AVAILABLE DATA:
---
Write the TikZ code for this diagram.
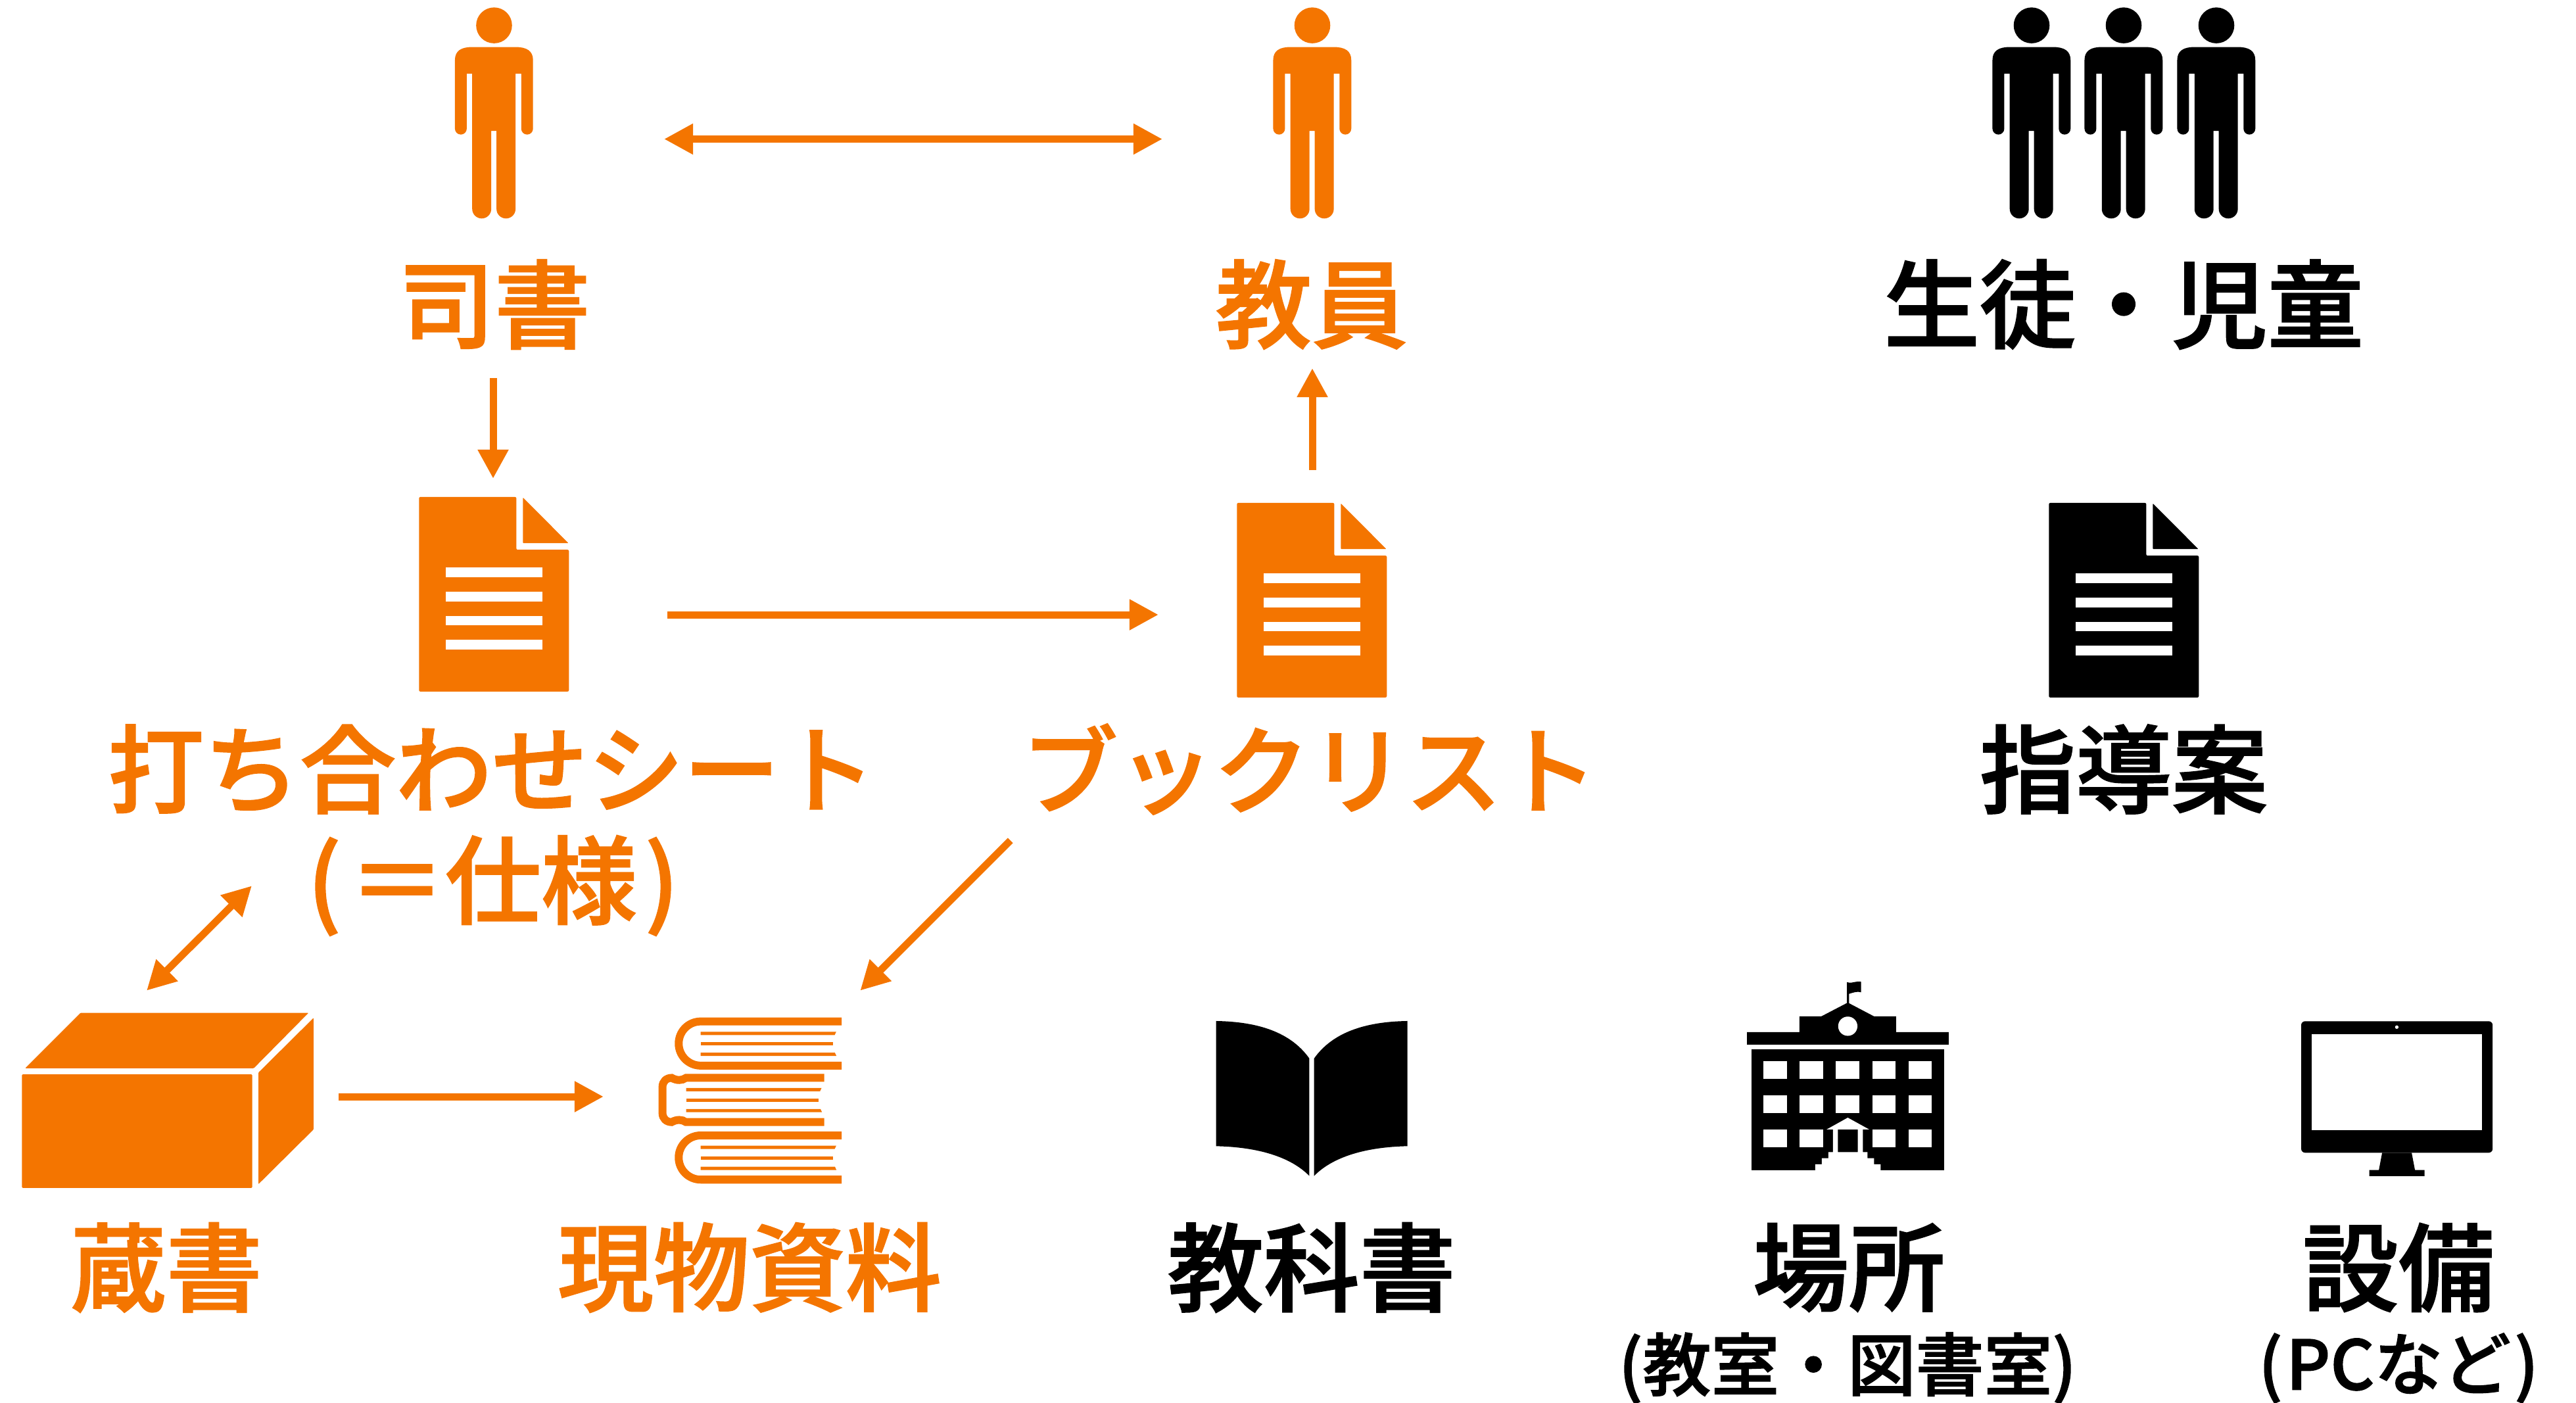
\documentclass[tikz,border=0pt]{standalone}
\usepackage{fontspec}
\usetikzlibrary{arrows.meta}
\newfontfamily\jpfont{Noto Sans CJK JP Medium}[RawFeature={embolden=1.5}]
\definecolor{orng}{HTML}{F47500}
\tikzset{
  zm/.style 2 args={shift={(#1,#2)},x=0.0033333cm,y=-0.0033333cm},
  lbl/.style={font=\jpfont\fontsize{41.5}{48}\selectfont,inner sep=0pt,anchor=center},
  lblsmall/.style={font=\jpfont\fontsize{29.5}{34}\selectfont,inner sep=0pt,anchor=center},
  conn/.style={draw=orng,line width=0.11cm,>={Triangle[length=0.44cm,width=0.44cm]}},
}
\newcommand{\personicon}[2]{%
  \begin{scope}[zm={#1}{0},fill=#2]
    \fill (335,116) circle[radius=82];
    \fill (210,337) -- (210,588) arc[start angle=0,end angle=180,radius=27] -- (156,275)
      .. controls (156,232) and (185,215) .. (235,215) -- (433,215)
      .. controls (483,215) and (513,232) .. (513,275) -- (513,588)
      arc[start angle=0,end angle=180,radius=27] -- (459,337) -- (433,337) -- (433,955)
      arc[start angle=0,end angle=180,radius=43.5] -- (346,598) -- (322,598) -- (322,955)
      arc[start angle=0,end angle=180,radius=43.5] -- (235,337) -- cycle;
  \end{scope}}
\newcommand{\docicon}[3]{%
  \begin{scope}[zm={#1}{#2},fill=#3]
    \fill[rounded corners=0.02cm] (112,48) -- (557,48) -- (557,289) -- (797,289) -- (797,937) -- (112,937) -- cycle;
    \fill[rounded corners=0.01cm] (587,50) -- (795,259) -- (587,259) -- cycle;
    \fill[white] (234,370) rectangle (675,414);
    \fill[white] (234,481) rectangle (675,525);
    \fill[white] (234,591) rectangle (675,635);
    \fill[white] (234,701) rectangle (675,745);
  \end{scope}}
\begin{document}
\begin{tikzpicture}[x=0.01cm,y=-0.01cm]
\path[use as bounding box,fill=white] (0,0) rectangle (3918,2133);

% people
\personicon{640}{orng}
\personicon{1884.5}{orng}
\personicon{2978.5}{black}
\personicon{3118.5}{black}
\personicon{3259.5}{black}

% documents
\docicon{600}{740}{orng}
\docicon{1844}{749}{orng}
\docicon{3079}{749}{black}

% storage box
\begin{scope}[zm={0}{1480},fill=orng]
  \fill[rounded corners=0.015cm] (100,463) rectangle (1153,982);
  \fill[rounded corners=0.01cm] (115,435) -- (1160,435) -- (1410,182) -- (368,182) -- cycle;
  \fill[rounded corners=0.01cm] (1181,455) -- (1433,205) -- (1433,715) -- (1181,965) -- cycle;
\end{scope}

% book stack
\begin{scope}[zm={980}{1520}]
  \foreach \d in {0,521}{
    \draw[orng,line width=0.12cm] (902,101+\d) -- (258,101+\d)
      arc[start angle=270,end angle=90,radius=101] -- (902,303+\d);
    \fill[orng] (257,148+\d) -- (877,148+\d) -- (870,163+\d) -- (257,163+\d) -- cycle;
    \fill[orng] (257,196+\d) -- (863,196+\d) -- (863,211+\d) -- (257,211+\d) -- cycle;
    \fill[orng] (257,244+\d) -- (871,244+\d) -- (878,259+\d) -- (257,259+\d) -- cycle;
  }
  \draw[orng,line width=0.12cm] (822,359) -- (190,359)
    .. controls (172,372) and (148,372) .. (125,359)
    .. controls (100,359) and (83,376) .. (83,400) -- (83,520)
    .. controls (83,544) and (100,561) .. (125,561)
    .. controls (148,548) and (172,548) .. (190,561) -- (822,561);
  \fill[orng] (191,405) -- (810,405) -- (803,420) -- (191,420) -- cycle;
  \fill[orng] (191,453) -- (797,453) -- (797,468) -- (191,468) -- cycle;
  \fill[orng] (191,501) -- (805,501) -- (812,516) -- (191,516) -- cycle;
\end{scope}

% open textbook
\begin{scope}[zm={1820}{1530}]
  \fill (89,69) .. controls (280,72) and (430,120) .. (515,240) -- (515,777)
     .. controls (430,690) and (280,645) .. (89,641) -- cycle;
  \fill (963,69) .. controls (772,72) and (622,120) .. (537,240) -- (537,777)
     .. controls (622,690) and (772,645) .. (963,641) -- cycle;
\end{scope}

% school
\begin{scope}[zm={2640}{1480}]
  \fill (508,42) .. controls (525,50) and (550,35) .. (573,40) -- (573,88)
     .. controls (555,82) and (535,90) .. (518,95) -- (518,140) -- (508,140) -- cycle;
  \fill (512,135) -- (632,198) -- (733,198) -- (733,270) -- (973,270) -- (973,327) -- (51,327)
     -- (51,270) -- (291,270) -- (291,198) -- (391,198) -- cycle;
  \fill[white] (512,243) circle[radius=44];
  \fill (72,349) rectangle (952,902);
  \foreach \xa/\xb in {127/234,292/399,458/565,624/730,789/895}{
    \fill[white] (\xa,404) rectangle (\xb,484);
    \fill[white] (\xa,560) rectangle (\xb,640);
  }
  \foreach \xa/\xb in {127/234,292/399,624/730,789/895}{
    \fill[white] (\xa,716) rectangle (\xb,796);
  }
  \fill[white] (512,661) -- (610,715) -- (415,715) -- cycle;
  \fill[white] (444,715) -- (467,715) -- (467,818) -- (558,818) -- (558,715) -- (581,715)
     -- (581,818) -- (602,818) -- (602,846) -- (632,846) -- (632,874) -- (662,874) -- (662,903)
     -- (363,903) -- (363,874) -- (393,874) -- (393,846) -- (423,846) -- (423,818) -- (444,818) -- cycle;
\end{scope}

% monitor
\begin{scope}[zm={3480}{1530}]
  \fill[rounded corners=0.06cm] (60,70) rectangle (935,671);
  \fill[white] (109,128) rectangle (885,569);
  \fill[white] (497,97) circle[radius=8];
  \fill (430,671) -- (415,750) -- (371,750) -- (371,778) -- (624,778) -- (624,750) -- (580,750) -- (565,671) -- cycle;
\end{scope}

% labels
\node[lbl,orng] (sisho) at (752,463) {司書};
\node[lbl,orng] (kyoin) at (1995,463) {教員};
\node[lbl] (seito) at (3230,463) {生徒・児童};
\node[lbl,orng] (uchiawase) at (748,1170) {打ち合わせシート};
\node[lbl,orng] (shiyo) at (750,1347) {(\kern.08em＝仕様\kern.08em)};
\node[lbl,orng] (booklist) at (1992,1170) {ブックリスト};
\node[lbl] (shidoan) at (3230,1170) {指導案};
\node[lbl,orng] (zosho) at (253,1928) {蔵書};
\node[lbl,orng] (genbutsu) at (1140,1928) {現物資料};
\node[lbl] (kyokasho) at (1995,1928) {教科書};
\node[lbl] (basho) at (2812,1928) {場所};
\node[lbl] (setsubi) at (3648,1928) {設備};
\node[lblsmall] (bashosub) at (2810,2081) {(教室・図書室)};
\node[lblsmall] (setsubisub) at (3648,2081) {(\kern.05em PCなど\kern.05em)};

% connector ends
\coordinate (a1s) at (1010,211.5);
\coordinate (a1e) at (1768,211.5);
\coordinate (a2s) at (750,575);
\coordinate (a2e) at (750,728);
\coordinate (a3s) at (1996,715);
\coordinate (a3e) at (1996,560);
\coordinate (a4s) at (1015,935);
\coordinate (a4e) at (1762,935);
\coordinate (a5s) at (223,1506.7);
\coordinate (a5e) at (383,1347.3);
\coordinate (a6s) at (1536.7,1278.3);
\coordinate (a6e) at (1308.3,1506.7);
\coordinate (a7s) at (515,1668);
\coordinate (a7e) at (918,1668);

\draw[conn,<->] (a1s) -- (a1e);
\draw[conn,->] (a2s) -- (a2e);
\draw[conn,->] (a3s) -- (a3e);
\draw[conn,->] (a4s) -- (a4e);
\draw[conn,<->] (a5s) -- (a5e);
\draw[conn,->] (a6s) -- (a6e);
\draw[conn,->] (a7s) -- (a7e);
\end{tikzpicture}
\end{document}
---
TO BE DONE: Extract, word for word, each line from the top of the data down to and including the line with "(0,0) rectangle (3918,2133);"; skip the pictures.

COMPLETE ANSWER:
Write the TikZ code for this diagram.
\documentclass[tikz,border=0pt]{standalone}
\usepackage{fontspec}
\usetikzlibrary{arrows.meta}
\newfontfamily\jpfont{Noto Sans CJK JP Medium}[RawFeature={embolden=1.5}]
\definecolor{orng}{HTML}{F47500}
\tikzset{
  zm/.style 2 args={shift={(#1,#2)},x=0.0033333cm,y=-0.0033333cm},
  lbl/.style={font=\jpfont\fontsize{41.5}{48}\selectfont,inner sep=0pt,anchor=center},
  lblsmall/.style={font=\jpfont\fontsize{29.5}{34}\selectfont,inner sep=0pt,anchor=center},
  conn/.style={draw=orng,line width=0.11cm,>={Triangle[length=0.44cm,width=0.44cm]}},
}
\newcommand{\personicon}[2]{%
  \begin{scope}[zm={#1}{0},fill=#2]
    \fill (335,116) circle[radius=82];
    \fill (210,337) -- (210,588) arc[start angle=0,end angle=180,radius=27] -- (156,275)
      .. controls (156,232) and (185,215) .. (235,215) -- (433,215)
      .. controls (483,215) and (513,232) .. (513,275) -- (513,588)
      arc[start angle=0,end angle=180,radius=27] -- (459,337) -- (433,337) -- (433,955)
      arc[start angle=0,end angle=180,radius=43.5] -- (346,598) -- (322,598) -- (322,955)
      arc[start angle=0,end angle=180,radius=43.5] -- (235,337) -- cycle;
  \end{scope}}
\newcommand{\docicon}[3]{%
  \begin{scope}[zm={#1}{#2},fill=#3]
    \fill[rounded corners=0.02cm] (112,48) -- (557,48) -- (557,289) -- (797,289) -- (797,937) -- (112,937) -- cycle;
    \fill[rounded corners=0.01cm] (587,50) -- (795,259) -- (587,259) -- cycle;
    \fill[white] (234,370) rectangle (675,414);
    \fill[white] (234,481) rectangle (675,525);
    \fill[white] (234,591) rectangle (675,635);
    \fill[white] (234,701) rectangle (675,745);
  \end{scope}}
\begin{document}
\begin{tikzpicture}[x=0.01cm,y=-0.01cm]
\path[use as bounding box,fill=white] (0,0) rectangle (3918,2133);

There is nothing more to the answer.